UK ISPs Take A Slice Of Internet Advertising Market
By: Scott Boyd
Not sure if this old news or not but interesting all the same if you haven’t read about it yet. The NYTimes reported last month that 3 UK Internet providers (BT, Carphone Warehouse and Virginmedia) are teaming up to offer an advertising alternative to that offered by the big 3 search engines.
The 3 companies have allowed ad company, Phorm, to access customers browsing records in order to serve relevant ads to any website publisher wishing to join the scheme. The proceeds would then be shared between Phorm, the 3 Internet providers and the website publisher.
From the article:
A marketer that wants to reach wealthy golfers, for instance, would not have to restrict itself to advertising on golf sites. Because the ad system would track golfers’ Web habits, it could follow them to other sites and show them golf-related ads there, too.
Queue Homer-esque response, “ewwwwww”!
OK, I have mixed feelings about this. As a website owner, SEO and marketing professional having revenue and advertising alternatives is pretty good, but I really don’t know how comfortable I am being tracked at that level. Although the article does say that customers of the ISPs involved will be able to opt out of the scheme (and will only be tracked by unique ID and not personal information), it still doesn’t sit very well with me.
Esther Dyson (tech analyst and investor) noted;
Bombarding consumers with more and more ads, even “relevant” ones, risks sending them to social networking services and other places on the Internet where advertisers find it harder to reach them.
That’s a fair point to a certain degree, although I think if Esther had more knowledge of the SEM industry she might consider whether or not social network traffic is that hard to reach for advertisers.
Small guy might be missing out here
Just going through the signup process at Phorm, I see they start their publisher info request form with traffic details - smallest on the list is 500k - 1 million - so it would seem they are targeting higher traffic sites or possibly networks. I sent in an enquiry and will post back with some info when it arrives.
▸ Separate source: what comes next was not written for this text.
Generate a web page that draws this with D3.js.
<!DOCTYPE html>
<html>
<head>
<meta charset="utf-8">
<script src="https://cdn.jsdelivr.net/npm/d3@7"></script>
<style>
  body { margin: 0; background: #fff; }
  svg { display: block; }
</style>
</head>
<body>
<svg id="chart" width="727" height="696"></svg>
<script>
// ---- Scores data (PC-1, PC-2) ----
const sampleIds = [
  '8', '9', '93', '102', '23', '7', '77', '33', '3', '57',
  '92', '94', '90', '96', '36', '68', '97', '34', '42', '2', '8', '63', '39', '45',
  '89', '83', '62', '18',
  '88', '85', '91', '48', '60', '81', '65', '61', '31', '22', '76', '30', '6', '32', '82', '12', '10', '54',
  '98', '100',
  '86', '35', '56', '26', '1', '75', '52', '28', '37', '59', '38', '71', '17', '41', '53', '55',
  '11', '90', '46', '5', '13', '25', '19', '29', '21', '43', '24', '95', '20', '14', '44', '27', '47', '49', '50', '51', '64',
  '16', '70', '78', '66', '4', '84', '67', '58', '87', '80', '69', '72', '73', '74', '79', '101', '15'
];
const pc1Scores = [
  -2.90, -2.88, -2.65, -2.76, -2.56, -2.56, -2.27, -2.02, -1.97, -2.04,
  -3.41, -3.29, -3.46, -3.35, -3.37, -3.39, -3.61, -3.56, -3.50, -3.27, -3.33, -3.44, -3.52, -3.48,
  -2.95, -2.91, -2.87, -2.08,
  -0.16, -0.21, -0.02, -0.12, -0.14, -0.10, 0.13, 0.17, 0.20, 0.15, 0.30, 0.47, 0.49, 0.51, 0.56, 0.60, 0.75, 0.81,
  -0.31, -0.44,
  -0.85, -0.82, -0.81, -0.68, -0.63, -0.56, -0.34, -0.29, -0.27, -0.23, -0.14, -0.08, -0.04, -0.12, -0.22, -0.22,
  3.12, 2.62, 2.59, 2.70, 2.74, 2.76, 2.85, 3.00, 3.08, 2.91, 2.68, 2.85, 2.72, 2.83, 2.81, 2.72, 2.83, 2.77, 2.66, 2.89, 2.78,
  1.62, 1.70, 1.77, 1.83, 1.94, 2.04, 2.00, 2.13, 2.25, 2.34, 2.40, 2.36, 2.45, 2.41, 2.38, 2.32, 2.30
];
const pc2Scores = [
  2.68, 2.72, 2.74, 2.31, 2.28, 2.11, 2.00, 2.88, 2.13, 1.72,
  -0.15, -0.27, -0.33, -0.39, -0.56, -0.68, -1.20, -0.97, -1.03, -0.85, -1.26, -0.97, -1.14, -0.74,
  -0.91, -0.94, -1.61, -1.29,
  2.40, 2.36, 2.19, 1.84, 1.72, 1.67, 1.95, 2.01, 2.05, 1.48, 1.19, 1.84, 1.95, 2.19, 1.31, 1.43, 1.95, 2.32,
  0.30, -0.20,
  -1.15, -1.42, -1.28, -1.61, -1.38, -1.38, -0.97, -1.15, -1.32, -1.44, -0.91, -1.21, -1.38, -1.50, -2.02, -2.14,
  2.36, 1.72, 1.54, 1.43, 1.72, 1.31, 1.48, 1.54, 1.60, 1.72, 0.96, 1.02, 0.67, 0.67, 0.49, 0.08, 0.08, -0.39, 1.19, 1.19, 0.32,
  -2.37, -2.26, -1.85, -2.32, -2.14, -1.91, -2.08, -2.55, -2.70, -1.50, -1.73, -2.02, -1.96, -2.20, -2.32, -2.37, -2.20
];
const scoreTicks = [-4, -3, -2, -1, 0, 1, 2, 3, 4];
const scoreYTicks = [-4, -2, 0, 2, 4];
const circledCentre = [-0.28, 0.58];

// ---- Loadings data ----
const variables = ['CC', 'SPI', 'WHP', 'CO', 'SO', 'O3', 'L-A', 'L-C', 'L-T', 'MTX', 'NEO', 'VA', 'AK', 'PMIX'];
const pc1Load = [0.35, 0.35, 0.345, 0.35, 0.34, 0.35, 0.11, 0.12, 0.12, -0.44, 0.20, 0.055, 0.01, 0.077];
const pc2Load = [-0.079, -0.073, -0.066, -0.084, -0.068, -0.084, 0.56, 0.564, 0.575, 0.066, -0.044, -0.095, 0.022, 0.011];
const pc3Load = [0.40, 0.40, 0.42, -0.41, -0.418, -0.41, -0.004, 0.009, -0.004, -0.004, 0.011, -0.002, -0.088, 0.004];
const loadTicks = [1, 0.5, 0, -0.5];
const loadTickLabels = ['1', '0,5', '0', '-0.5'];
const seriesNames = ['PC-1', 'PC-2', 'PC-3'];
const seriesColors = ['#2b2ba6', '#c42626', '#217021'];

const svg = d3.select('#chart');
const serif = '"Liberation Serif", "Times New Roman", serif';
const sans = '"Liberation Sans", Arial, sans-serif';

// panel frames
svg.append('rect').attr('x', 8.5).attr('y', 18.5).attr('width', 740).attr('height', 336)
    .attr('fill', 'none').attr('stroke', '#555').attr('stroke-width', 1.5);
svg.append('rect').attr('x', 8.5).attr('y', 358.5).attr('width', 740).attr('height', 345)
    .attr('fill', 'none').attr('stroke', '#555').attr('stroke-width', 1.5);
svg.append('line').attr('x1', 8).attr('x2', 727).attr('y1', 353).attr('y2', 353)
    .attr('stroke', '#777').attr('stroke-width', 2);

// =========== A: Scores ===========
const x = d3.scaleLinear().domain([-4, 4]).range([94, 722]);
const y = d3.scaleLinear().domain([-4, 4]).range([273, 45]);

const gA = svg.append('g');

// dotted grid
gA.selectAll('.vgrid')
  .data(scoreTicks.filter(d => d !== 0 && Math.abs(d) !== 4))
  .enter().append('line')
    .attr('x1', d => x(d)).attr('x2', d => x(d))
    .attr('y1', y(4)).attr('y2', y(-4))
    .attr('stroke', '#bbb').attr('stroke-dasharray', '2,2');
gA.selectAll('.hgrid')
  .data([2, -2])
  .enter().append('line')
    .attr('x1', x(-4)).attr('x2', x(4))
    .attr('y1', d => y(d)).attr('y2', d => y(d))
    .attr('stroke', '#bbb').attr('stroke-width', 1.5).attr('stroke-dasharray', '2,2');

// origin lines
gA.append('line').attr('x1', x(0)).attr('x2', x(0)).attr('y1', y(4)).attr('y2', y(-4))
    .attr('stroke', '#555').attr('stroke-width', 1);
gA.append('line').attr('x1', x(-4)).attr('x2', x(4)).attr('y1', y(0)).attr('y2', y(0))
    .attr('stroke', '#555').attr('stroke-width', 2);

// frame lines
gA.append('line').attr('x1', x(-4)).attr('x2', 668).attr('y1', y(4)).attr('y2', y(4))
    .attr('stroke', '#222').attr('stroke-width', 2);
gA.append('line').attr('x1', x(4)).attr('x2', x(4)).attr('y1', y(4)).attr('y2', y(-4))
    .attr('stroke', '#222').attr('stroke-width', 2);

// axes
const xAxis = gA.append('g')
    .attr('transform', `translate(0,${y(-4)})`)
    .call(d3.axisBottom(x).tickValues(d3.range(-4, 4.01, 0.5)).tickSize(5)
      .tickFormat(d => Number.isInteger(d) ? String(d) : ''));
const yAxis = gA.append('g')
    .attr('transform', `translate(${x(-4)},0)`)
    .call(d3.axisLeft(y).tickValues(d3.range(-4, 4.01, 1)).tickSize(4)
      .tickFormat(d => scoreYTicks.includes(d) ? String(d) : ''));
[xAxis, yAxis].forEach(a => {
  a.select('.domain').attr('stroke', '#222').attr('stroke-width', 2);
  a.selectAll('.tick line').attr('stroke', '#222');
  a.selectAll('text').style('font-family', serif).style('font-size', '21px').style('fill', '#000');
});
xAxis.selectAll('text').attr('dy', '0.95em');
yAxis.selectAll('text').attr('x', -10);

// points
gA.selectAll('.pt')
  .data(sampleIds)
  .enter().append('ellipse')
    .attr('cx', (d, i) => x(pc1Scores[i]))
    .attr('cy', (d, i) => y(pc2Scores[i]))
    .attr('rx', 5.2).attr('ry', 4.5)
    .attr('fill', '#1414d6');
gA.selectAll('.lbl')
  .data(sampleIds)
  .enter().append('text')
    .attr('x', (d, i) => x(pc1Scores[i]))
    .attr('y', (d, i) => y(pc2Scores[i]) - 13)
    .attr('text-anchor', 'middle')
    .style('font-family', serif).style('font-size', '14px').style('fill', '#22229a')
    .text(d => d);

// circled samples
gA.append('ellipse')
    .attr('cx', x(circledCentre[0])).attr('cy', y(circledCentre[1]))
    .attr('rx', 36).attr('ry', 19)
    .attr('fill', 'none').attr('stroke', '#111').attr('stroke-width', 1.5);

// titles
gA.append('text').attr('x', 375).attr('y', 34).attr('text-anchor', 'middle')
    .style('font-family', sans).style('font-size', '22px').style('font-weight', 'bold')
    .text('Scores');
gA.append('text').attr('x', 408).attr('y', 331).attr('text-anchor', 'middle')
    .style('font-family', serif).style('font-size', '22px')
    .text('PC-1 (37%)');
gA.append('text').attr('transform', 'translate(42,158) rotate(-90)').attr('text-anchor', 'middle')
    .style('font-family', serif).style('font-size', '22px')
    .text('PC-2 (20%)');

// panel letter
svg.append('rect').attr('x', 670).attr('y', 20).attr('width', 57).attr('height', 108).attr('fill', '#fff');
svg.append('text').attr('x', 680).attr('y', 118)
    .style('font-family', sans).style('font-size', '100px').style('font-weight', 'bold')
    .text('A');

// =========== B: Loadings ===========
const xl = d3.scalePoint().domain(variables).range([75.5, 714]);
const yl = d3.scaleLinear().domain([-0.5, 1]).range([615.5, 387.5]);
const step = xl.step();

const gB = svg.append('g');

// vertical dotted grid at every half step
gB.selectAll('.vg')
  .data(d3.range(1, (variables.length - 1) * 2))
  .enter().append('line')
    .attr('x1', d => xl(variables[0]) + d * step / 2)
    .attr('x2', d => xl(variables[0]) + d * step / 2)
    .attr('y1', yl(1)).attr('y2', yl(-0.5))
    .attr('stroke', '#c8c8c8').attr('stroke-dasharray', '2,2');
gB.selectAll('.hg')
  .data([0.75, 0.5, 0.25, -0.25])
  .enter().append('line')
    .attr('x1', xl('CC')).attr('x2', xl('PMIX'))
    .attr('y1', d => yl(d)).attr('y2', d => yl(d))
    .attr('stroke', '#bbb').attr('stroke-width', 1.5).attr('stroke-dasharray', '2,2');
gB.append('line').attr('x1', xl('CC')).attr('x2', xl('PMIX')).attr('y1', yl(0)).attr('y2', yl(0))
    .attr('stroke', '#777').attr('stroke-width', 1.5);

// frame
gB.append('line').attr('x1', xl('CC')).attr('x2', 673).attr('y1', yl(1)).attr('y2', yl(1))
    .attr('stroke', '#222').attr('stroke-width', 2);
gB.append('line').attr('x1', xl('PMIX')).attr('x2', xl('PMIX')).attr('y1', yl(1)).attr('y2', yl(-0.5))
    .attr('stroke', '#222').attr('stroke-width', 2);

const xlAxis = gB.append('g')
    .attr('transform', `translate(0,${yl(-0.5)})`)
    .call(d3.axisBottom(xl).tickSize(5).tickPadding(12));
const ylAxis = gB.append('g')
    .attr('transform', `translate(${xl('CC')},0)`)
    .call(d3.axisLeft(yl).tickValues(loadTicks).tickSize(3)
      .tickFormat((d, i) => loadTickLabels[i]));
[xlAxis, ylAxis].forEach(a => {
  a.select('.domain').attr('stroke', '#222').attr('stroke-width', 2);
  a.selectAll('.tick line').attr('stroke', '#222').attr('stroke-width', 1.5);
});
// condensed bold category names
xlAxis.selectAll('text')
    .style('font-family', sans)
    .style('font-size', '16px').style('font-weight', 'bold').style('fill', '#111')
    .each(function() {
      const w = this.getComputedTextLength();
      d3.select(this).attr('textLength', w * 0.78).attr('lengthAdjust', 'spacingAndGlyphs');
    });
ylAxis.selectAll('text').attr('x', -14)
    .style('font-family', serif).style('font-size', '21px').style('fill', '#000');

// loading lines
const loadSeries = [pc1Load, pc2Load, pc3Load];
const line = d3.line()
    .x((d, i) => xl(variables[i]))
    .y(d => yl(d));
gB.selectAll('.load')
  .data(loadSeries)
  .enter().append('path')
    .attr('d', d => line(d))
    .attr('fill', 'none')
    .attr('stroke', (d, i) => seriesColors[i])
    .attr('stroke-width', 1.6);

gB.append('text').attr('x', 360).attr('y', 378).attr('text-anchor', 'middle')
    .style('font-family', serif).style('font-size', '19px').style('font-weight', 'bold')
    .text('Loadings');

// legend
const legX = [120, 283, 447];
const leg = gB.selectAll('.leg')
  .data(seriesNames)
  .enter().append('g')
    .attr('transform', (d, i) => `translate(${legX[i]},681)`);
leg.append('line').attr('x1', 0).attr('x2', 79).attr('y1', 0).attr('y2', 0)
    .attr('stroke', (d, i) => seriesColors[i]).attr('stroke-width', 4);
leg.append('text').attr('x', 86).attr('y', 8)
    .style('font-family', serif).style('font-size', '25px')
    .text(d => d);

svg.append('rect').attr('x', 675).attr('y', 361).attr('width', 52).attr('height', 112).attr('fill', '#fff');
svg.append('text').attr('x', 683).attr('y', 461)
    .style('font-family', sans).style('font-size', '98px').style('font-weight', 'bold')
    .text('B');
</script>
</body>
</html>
The demo seems quite interesting from an advertising point of view though. The example given on the Phorm site explains the process for advertisers. You can for example, choose to display ads for a Paris hotel only to users who had browsed French travel sites using the keywords “France” and “Paris” (on page), at least 3 times in the past 30 minutes.
That opens up a world of options for advertisers - instead of customising a few campaigns with vague targeting on Adwords, you can customise entire campaigns to target users at different stages of the decision making process. Frequent browsing could equate to a greater intent to buy - therefore you can target your juicy sales pages to these people. On the other hand, infrequent browsing could indicate an interest in a new area, allowing you to target more subtle, informational pages at potentially new customers.
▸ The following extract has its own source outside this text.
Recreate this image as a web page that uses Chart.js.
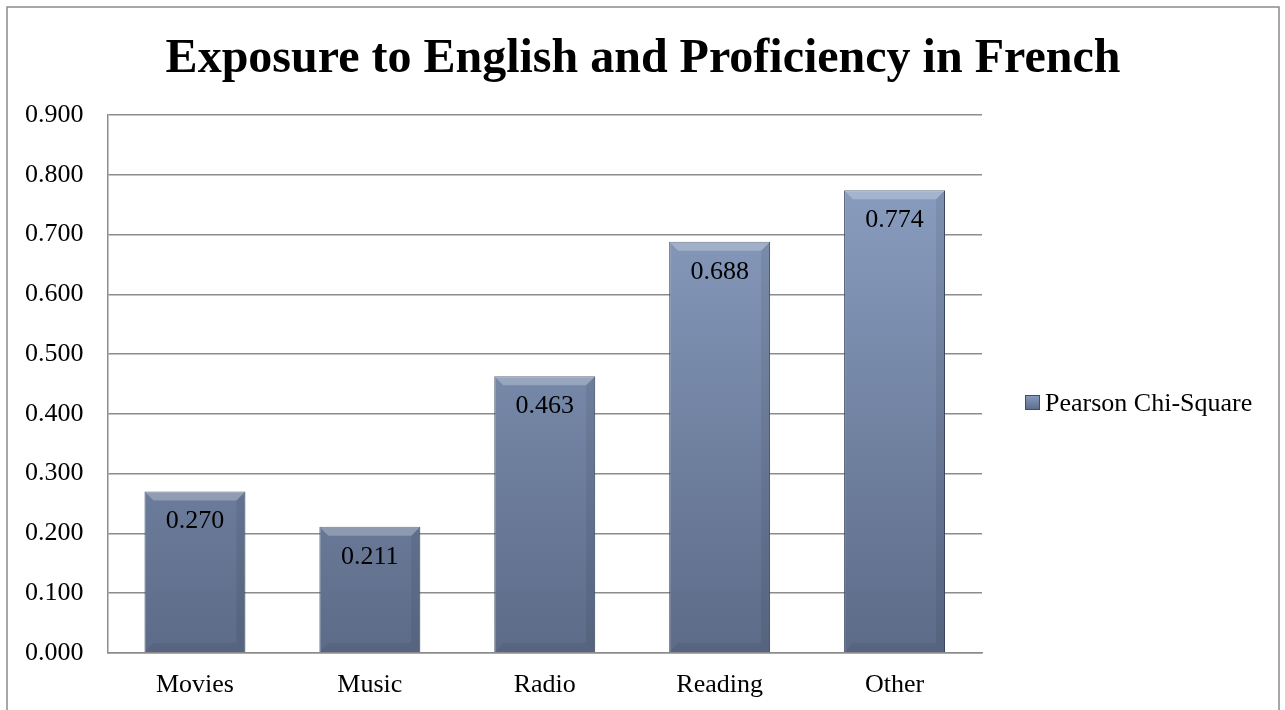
<!DOCTYPE html>
<html>
<head>
<meta charset="utf-8">
<script src="https://cdn.jsdelivr.net/npm/chart.js@4"></script>
<style>
  body { margin: 0; background: #fff; }
  #wrap { width: 1285px; height: 710px; }
</style>
</head>
<body>
<div id="wrap"><canvas id="myChart"></canvas></div>
<script>
var categorias = ['Movies', 'Music', 'Radio', 'Reading', 'Other'];
var valores = [0.270, 0.211, 0.463, 0.688, 0.774];
var serie = 'Pearson Chi-Square';
var titulo = 'Exposure to English and Proficiency in French';

function degradado(c, top, bottom) {
  var g = c.createLinearGradient(0, top, 0, bottom);
  g.addColorStop(0, '#899dc0');
  g.addColorStop(1, '#5c6b87');
  return g;
}

// borde exterior y titulo
var bordePlugin = {
  id: 'borde',
  afterDraw: function (chart) {
    var c = chart.ctx;
    c.save();
    c.strokeStyle = '#8a8a8a';
    c.lineWidth = 1.5;
    c.strokeRect(7, 7, chart.width - 13, chart.height + 10);
    c.font = 'bold 48px "Liberation Serif"';
    c.fillStyle = '#000';
    c.textAlign = 'center';
    c.textBaseline = 'alphabetic';
    c.fillText(titulo, 643, 72);
    c.restore();
  }
};

// bisel de las barras y etiquetas de valores
var etiquetasPlugin = {
  id: 'etiquetas',
  afterDatasetsDraw: function (chart) {
    var c = chart.ctx;
    var meta = chart.getDatasetMeta(0);
    c.save();
    meta.data.forEach(function (bar, i) {
      var l = bar.x - bar.width / 2, r = bar.x + bar.width / 2;
      var t = bar.y, b = bar.base, d = 9;
      c.fillStyle = 'rgba(255,255,255,0.25)';
      c.beginPath();
      c.moveTo(l, t); c.lineTo(r, t); c.lineTo(r - d, t + d); c.lineTo(l + d, t + d);
      c.closePath(); c.fill();
      c.fillStyle = 'rgba(0,0,0,0.06)';
      c.beginPath();
      c.moveTo(l, b); c.lineTo(r, b); c.lineTo(r - d, b - d); c.lineTo(l + d, b - d);
      c.closePath(); c.fill();
      c.fillStyle = 'rgba(0,0,0,0.07)';
      c.beginPath();
      c.moveTo(r, t); c.lineTo(r, b); c.lineTo(r - d, b - d); c.lineTo(r - d, t + d);
      c.closePath(); c.fill();
    });
    c.font = '26px "Liberation Serif"';
    c.fillStyle = '#000';
    c.textAlign = 'center';
    c.textBaseline = 'alphabetic';
    meta.data.forEach(function (bar, i) {
      c.fillText(valores[i].toFixed(3), bar.x, bar.y + 37);
    });
    c.restore();
  }
};

// leyenda a la derecha
var leyendaPlugin = {
  id: 'leyenda',
  afterDraw: function (chart) {
    var c = chart.ctx;
    c.save();
    c.fillStyle = degradado(c, 395, 410);
    c.fillRect(1025, 395, 15, 15);
    c.strokeStyle = '#3f4d66';
    c.lineWidth = 1;
    c.strokeRect(1025.5, 395.5, 14, 14);
    c.font = '26px "Liberation Serif"';
    c.fillStyle = '#000';
    c.textAlign = 'left';
    c.textBaseline = 'alphabetic';
    c.fillText(serie, 1045, 411);
    c.restore();
  }
};

var ctx = document.getElementById('myChart');

new Chart(ctx, {
  type: 'bar',
  data: {
    labels: categorias,
    datasets: [{
      label: serie,
      data: valores,
      backgroundColor: function (context) {
        var area = context.chart.chartArea;
        if (!area) return '#7489ab';
        return degradado(context.chart.ctx, area.top + 60, area.bottom);
      },
      borderColor: '#3f4d66',
      borderWidth: 1,
      barPercentage: 0.577,
      categoryPercentage: 1
    }]
  },
  options: {
    responsive: true,
    maintainAspectRatio: false,
    animation: false,
    layout: {
      padding: { left: 1, right: 303, top: 115, bottom: -8 }
    },
    plugins: {
      title: { display: false },
      legend: { display: false },
      tooltip: { enabled: false }
    },
    scales: {
      y: {
        min: 0,
        max: 0.9,
        ticks: {
          stepSize: 0.1,
          color: '#000',
          font: { family: 'Liberation Serif', size: 26 },
          padding: 24,
          callback: function (v) { return v.toFixed(3); }
        },
        grid: { color: '#8c8c8c', lineWidth: 1.5, drawTicks: false },
        border: { color: '#8c8c8c', width: 1.5 }
      },
      x: {
        ticks: {
          color: '#000',
          font: { family: 'Liberation Serif', size: 26 },
          padding: 17
        },
        grid: { display: false, drawTicks: false },
        border: { color: '#8c8c8c', width: 1.5 }
      }
    }
  },
  plugins: [bordePlugin, etiquetasPlugin, leyendaPlugin]
});
</script>
</body>
</html>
It also means we could target different types of customers who are looking for the same service. A potential new client with no previous SEO services and an existing client of a competitor looking to change supplier could very well browse different types of sites, looking for different types of information - why not tailor campaigns specifically to each customer type?
However, the one constraint with a system like this is scope. They have the technology to run the system on - they have the user data to sell to advertisers - do they have the content network to justify such a large remit? That’s where small website publishers could really make or break the campaign.
Last note on this - one cool feature is that publishers can dictate a threshold fee for their ad real estate (i.e. a minimum price advertisers pay to advertise on the site). I like the sound of that.
Any thoughts on either being able to track and market users at this level, or being tracked and marketed to like this?